## BRIEF:
Below are the records; pull every line that includes "Clone".

## EXTRACTED MATERIAL:
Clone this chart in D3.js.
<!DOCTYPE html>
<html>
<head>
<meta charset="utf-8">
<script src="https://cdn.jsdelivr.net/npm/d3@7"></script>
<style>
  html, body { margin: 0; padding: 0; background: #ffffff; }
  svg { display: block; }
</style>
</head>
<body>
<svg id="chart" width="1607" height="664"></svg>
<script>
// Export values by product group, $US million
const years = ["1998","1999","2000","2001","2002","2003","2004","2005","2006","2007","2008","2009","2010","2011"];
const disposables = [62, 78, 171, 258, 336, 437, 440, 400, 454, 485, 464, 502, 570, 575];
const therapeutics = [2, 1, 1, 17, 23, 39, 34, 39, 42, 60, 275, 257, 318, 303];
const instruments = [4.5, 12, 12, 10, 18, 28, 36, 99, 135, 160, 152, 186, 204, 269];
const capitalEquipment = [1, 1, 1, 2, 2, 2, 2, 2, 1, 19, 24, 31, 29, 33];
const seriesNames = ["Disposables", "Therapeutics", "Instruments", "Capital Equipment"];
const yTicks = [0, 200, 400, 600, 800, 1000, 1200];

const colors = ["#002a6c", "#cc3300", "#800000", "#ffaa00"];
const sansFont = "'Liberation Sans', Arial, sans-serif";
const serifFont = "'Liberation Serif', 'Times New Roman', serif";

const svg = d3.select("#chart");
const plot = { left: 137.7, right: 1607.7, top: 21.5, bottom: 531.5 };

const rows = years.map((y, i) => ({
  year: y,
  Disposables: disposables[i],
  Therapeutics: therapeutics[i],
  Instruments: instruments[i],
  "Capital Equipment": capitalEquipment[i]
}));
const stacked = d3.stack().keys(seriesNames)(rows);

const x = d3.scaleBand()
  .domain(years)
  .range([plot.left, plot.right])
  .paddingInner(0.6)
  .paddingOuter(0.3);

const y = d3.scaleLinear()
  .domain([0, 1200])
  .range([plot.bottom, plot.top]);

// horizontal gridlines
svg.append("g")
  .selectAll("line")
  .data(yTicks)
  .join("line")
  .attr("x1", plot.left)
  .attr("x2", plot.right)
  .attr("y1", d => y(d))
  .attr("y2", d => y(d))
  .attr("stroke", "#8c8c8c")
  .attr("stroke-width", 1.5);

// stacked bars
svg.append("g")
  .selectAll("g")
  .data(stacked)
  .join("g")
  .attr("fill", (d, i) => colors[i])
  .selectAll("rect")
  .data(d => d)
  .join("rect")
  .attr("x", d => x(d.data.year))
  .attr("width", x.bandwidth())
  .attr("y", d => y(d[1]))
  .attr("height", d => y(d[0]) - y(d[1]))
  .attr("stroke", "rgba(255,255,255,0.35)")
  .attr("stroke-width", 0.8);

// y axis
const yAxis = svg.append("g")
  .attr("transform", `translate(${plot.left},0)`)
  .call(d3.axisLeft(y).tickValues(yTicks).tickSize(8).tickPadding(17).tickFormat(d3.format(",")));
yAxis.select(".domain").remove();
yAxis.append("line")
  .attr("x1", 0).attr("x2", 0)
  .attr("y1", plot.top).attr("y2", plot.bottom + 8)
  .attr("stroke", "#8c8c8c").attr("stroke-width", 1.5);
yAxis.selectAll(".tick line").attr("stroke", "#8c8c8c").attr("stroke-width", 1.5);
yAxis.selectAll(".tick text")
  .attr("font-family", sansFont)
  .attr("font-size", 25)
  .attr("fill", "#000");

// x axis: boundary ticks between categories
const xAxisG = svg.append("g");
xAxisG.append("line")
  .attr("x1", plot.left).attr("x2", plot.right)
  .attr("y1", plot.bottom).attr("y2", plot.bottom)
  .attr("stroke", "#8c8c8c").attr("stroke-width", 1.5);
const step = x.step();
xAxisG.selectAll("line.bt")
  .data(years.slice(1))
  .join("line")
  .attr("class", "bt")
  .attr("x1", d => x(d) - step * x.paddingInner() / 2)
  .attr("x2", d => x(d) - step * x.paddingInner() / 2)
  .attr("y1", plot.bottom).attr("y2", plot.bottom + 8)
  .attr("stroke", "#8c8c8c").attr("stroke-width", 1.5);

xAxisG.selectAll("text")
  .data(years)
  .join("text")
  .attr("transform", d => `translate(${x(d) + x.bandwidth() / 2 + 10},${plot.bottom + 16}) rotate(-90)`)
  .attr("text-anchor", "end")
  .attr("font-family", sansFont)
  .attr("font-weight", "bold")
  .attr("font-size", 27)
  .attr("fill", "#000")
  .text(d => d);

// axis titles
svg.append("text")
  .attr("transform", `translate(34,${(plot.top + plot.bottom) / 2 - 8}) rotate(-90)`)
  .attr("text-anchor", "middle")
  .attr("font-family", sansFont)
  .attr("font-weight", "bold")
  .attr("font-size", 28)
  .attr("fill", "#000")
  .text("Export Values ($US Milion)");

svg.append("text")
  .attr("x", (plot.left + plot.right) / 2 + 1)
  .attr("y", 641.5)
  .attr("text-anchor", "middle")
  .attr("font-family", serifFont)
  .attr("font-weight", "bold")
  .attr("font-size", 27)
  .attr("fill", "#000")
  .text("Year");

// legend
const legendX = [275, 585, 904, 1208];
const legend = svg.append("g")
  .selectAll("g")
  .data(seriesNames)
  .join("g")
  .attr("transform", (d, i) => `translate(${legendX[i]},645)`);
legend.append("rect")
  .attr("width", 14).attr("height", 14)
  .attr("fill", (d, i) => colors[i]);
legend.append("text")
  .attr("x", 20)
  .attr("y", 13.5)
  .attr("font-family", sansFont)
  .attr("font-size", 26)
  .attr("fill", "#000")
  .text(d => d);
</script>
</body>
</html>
* * *
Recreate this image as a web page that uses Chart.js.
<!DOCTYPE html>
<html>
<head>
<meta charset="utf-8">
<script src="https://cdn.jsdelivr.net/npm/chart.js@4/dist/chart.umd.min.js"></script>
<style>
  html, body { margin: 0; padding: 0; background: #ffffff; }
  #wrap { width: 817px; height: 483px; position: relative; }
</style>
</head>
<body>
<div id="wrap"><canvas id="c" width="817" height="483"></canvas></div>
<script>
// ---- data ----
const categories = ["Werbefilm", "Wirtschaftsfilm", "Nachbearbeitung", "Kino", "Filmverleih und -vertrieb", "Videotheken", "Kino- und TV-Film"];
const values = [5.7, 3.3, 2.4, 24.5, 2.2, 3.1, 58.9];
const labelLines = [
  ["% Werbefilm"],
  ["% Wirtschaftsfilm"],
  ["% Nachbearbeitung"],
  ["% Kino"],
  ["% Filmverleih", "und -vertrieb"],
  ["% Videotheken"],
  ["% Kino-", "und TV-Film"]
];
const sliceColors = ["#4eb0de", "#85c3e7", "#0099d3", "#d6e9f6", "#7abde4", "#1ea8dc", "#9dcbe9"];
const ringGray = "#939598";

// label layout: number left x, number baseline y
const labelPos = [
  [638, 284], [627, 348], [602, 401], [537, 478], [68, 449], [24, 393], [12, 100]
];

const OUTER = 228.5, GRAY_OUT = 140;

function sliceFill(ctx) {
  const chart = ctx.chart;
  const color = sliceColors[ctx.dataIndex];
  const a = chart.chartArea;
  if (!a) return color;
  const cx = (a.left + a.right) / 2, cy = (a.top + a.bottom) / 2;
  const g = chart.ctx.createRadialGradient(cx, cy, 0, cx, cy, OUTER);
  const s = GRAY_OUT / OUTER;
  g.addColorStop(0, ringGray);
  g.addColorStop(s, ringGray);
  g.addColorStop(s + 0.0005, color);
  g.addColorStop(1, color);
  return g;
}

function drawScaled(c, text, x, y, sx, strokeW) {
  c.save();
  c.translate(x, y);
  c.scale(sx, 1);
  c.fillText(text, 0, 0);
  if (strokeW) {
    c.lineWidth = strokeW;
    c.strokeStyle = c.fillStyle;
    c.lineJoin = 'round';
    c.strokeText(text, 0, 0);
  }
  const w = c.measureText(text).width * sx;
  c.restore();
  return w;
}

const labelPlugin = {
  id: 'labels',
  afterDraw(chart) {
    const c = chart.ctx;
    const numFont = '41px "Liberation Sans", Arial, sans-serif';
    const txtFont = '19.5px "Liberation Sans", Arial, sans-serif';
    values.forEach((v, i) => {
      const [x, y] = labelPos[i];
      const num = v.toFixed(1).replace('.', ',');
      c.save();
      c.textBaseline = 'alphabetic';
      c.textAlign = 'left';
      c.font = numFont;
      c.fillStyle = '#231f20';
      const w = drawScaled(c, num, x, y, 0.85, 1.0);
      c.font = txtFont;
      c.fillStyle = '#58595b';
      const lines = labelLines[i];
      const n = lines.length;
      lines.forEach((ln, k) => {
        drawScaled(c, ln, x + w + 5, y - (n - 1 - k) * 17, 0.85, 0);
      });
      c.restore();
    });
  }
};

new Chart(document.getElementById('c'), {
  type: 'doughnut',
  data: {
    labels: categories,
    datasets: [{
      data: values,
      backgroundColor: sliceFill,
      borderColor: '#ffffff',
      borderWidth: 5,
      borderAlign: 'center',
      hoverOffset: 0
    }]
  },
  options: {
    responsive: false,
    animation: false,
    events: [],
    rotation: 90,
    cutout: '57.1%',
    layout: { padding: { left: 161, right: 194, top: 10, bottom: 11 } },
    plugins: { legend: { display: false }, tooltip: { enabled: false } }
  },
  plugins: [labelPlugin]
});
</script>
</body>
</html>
...
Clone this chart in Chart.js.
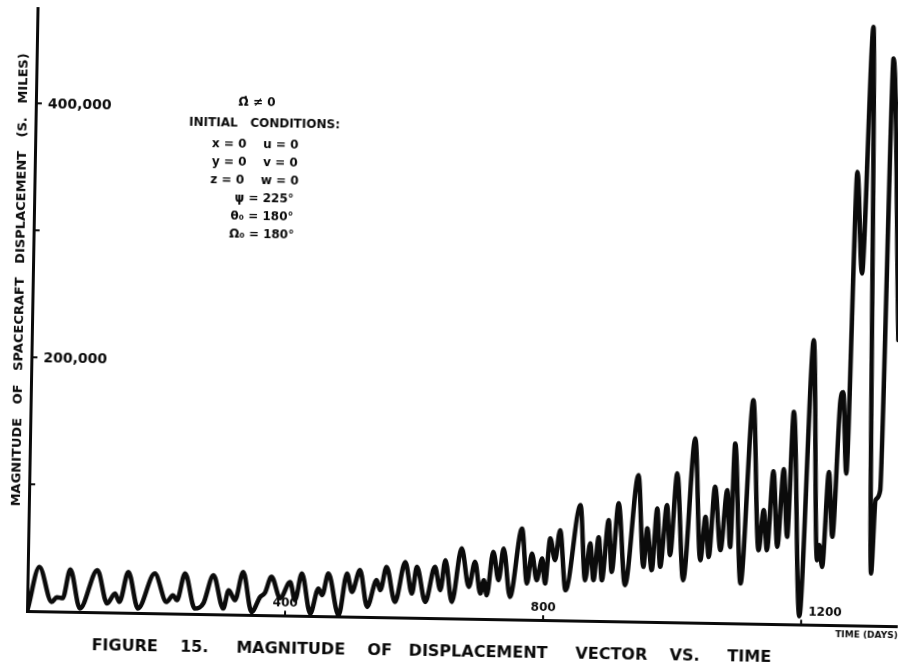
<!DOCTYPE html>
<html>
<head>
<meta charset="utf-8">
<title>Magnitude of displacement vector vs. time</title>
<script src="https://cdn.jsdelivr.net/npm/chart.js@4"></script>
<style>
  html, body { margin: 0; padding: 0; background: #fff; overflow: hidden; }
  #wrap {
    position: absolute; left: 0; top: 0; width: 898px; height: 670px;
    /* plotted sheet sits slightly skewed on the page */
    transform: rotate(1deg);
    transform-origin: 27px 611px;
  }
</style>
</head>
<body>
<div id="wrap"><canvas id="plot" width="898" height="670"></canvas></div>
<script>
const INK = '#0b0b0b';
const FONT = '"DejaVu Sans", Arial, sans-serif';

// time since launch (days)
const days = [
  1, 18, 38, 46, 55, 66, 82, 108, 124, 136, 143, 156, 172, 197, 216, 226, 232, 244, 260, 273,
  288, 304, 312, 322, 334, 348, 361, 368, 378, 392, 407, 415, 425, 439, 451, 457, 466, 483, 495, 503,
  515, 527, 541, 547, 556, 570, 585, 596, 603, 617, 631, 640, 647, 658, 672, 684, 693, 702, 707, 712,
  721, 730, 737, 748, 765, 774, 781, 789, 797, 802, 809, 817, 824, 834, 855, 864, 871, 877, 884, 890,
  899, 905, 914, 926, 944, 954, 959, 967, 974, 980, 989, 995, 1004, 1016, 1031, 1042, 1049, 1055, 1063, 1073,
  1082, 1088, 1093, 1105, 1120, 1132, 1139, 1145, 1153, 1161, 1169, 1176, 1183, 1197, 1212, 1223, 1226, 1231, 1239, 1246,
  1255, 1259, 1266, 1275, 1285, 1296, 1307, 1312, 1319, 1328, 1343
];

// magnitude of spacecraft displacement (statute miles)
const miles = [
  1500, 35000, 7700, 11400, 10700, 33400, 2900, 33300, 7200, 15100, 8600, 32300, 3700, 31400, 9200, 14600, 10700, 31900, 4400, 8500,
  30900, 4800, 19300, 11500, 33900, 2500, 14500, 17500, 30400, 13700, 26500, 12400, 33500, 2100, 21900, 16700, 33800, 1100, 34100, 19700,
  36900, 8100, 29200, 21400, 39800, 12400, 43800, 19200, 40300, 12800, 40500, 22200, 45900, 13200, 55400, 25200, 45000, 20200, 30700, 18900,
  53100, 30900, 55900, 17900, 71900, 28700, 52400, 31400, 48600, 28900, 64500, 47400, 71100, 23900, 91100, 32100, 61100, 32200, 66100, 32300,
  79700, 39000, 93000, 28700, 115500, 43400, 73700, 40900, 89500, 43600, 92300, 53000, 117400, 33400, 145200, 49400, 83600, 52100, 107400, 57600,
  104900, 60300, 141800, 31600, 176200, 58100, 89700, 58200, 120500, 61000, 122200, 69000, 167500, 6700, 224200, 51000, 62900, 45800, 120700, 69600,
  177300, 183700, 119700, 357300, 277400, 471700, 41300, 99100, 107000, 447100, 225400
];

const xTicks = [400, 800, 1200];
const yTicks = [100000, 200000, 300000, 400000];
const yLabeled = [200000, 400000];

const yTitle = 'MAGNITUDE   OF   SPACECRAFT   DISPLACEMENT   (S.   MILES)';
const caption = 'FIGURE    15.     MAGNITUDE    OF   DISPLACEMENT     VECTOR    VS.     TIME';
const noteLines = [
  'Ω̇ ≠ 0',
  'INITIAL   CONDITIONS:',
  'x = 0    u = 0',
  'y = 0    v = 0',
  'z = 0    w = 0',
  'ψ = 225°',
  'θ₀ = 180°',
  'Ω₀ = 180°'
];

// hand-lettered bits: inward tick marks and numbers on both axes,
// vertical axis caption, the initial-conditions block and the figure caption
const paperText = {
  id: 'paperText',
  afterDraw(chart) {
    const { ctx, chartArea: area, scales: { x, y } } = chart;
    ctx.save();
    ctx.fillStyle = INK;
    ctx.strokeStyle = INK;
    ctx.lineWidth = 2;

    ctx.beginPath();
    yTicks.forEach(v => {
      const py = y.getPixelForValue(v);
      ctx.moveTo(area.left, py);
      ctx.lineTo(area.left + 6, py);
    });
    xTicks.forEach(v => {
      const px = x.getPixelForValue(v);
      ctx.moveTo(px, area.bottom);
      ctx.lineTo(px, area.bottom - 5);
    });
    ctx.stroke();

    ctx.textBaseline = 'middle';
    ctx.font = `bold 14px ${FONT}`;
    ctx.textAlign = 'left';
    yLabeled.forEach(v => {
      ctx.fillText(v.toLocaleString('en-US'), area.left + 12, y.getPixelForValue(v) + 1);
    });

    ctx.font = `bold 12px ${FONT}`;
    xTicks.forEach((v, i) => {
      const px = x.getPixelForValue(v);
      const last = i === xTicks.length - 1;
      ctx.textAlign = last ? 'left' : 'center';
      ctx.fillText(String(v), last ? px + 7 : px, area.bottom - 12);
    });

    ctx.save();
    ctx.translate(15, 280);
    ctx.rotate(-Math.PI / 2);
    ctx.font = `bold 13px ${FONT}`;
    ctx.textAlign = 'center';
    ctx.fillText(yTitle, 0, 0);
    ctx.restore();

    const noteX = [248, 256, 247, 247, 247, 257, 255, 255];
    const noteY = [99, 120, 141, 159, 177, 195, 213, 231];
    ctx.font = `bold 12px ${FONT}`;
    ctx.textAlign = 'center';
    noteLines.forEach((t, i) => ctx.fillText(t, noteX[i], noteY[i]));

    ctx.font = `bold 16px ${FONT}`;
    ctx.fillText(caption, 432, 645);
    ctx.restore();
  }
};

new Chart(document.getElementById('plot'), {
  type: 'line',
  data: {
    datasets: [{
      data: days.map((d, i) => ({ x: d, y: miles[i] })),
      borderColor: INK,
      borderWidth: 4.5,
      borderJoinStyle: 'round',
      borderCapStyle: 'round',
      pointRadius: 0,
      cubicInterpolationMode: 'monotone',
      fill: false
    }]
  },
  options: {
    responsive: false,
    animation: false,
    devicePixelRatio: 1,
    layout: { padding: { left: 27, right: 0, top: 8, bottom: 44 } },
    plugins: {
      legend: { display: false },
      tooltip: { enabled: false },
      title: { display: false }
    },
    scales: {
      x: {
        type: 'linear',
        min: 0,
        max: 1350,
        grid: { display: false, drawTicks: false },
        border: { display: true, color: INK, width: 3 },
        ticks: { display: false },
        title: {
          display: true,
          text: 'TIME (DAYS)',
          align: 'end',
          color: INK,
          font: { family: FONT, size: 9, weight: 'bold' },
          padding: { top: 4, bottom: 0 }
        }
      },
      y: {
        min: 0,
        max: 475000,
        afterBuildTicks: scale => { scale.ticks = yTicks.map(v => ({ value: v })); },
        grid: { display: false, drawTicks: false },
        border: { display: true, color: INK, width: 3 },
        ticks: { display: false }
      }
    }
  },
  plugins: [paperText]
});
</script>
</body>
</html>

## RESULT OF THIS TASK:
Clone this chart in D3.js.
Clone this chart in Chart.js.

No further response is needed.